Sensitivity of one-neutron knockout to the nuclear structure of halo nuclei

Abstract

Background: Information about the structure of halo nuclei are often inferred from one-neutron knockout reactions. Typically the parallel-momentum distribution of the remaining core is measured after a high-energy collision of the exotic projectile with a light target. Purpose: We study how the structure of halo nuclei affects knockout observables considering an eikonal model of reaction. Method: To evaluate the sensitivity of both the diffractive and stripping parallel-momentum distributions to the structure of halo nuclei, we consider several descriptions of the projectile within a halo effective field theory. We consider the case of 11Be, the archetypical one-neutron halo nucleus, impinging on 12C at 68 MeV/nucleon, which are usual experimental conditions for such measurements.

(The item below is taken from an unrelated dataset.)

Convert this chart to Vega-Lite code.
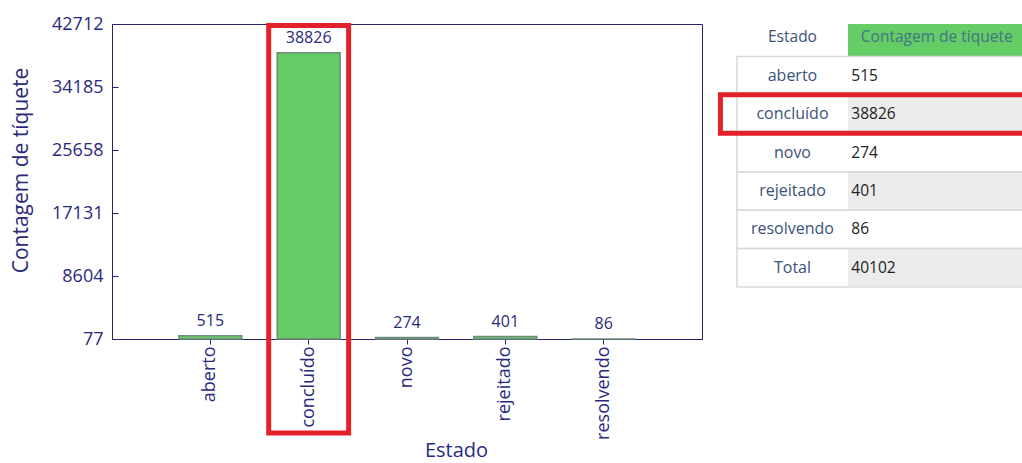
{
  "$schema": "https://vega.github.io/schema/vega-lite/v6.json",
  "padding": {"left": 10, "top": 14, "right": 0, "bottom": 0},
  "background": "white",
  "spacing": 14,
  "config": {"font": "Open Sans", "view": {"stroke": "#25256e", "strokeWidth": 1}},
  "datasets": {
    "tickets": [
      {"Estado": "aberto", "Contagem": 515},
      {"Estado": "concluído", "Contagem": 38826},
      {"Estado": "novo", "Contagem": 274},
      {"Estado": "rejeitado", "Contagem": 401},
      {"Estado": "resolvendo", "Contagem": 86}
    ],
    "tabela": [
      {"Estado": "aberto", "Contagem": 515},
      {"Estado": "concluído", "Contagem": 38826},
      {"Estado": "novo", "Contagem": 274},
      {"Estado": "rejeitado", "Contagem": 401},
      {"Estado": "resolvendo", "Contagem": 86},
      {"Estado": "Total", "Contagem": 40102}
    ]
  },
  "hconcat": [
    {
      "width": 590,
      "height": 315,
      "data": {"name": "tickets"},
      "encoding": {
        "x": {
          "field": "Estado", "type": "nominal", "sort": null, "title": "Estado",
          "scale": {"paddingInner": 0.36, "paddingOuter": 0.68},
          "axis": {
            "labelAngle": -90, "labelAlign": "right", "labelBaseline": "middle",
            "labelFontSize": 18, "labelColor": "#2a2a7c", "labelPadding": 2,
            "tickColor": "#25256e", "tickSize": 5, "domainColor": "#25256e",
            "titleFontSize": 20, "titleFontWeight": "normal", "titleColor": "#2a2a7c",
            "titleX": 344, "titlePadding": 1
          }
        }
      },
      "layer": [
        {
          "mark": {"type": "bar", "fill": "#66cc66", "stroke": "#6f8c7c", "strokeWidth": 1.5},
          "encoding": {
            "y": {
              "field": "Contagem", "type": "quantitative", "title": "Contagem de tíquete",
              "scale": {"domain": [77, 42712], "nice": false, "zero": false},
              "axis": {
                "values": [77, 4340.5, 8604, 12867.5, 17131, 21394.5, 25658, 29921.5, 34185, 38448.5, 42712],
                "labelExpr": "datum.value % 1 ? '' : datum.label",
                "format": "d", "grid": false, "labelOverlap": false, "labelFlush": false,
                "tickSize": -6, "labelPadding": 15, "labelFontSize": 18, "labelColor": "#2a2a7c",
                "tickColor": "#25256e", "domainColor": "#25256e",
                "titleFontSize": 21, "titleFontWeight": "normal", "titleColor": "#2a2a7c",
                "titlePadding": 20, "titleY": 146
              }
            },
            "y2": {"datum": 77}
          }
        },
        {
          "mark": {"type": "text", "baseline": "alphabetic", "dy": -10, "fontSize": 16, "color": "#2a2a7c"},
          "encoding": {
            "y": {"field": "Contagem", "type": "quantitative"},
            "text": {"field": "Contagem", "type": "quantitative", "format": "d"}
          }
        },
        {
          "transform": [{"filter": "datum.Estado == 'concluído'"}],
          "mark": {"type": "bar", "fill": "transparent", "stroke": "#e3212b", "strokeWidth": 5, "width": {"band": 1.27}, "yOffset": 1.5, "y2Offset": 94},
          "encoding": {
            "y": {"datum": 42712, "type": "quantitative"},
            "y2": {"datum": 77}
          }
        }
      ]
    },
    {
      "width": 306,
      "height": 269,
      "view": {"stroke": null},
      "data": {"name": "tabela"},
      "transform": [{"window": [{"op": "row_number", "as": "linha"}]}],
      "encoding": {
        "y": {
          "field": "Estado", "type": "nominal", "sort": null,
          "scale": {"domain": ["Estado", "aberto", "concluído", "novo", "rejeitado", "resolvendo", "Total"], "range": [-6, 263], "paddingInner": 0, "paddingOuter": 0},
          "axis": null
        }
      },
      "layer": [
        {
          "transform": [{"filter": "datum.linha == 1"}],
          "mark": {"type": "rect", "clip": true, "fill": "#66cc66"},
          "encoding": {
            "x": {"datum": 1, "type": "quantitative", "scale": {"domain": [-0.18, 2.577], "nice": false, "zero": false}, "axis": null},
            "x2": {"datum": 3},
            "y": {"datum": "Estado", "type": "nominal"}
          }
        },
        {
          "mark": {"type": "rect", "clip": true},
          "encoding": {
            "x": {"datum": 1, "type": "quantitative"},
            "x2": {"datum": 3},
            "fill": {"condition": {"test": "datum.linha % 2 == 0", "value": "#ececec"}, "value": "#ffffff"}
          }
        },
        {
          "mark": {"type": "rect", "clip": true, "fill": "transparent", "stroke": "#d9d9d9", "strokeWidth": 1.5},
          "encoding": {
            "x": {"datum": 0, "type": "quantitative"},
            "x2": {"datum": 3}
          }
        },
        {
          "mark": {"type": "text", "align": "center", "baseline": "middle", "fontSize": 16, "color": "#3b5178"},
          "encoding": {
            "x": {"datum": 0.5, "type": "quantitative"},
            "text": {"field": "Estado", "type": "nominal"},
            "fontWeight": {"condition": {"test": "datum.Estado == 'Total'", "value": 600}, "value": 400}
          }
        },
        {
          "mark": {"type": "text", "align": "left", "baseline": "middle", "fontSize": 15.5, "color": "#222222"},
          "encoding": {
            "x": {"datum": 1.03, "type": "quantitative"},
            "text": {"field": "Contagem", "type": "quantitative", "format": "d"}
          }
        },
        {
          "transform": [{"filter": "datum.linha == 1"}],
          "mark": {"type": "text", "align": "center", "baseline": "middle", "fontSize": 15.5, "color": "#3b5178"},
          "encoding": {
            "x": {"datum": 0.5, "type": "quantitative"},
            "y": {"datum": "Estado", "type": "nominal"},
            "text": {"value": "Estado"}
          }
        },
        {
          "transform": [{"filter": "datum.linha == 1"}],
          "mark": {"type": "text", "align": "center", "baseline": "middle", "fontSize": 15.5, "color": "#3f7585"},
          "encoding": {
            "x": {"datum": 1.8, "type": "quantitative"},
            "y": {"datum": "Estado", "type": "nominal"},
            "text": {"value": "Contagem de tíquete"}
          }
        },
        {
          "transform": [{"filter": "datum.Estado == 'concluído'"}],
          "mark": {"type": "rect", "clip": true, "fill": "transparent", "stroke": "#e3212b", "strokeWidth": 5},
          "encoding": {
            "x": {"datum": -0.149, "type": "quantitative"},
            "x2": {"datum": 3}
          }
        }
      ]
    }
  ]
}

The low-energy constants of the description of 11Be are fitted to experimental data as well as to predictions of an ab initio nuclear-structure model. Results: One-neutron knockout reaction is confirmed to be purely peripheral, the parallel-momentum distribution of the remaining core is only sensitive to the asymptotics of the ground-state wavefunction and not to its norm. The presence of an excited state in the projectile spectrum reduces the amplitude of the breakup cross section; the corresponding probability flux is transferred to the inelastic-scattering channel. Although the presence of a resonance in the core-neutron continuum significantly affects the energy distribution, it has no impact on the parallel-momentum distribution. Conclusions: One-neutron knockout cross section can be used to infer information about the tail of the ground-state wavefunction, viz. its asymptotic normalization coefficient (ANC). The independence of the parallel-momentum distribution on the continuum description makes the extraction of the ANC from this observable very reliable.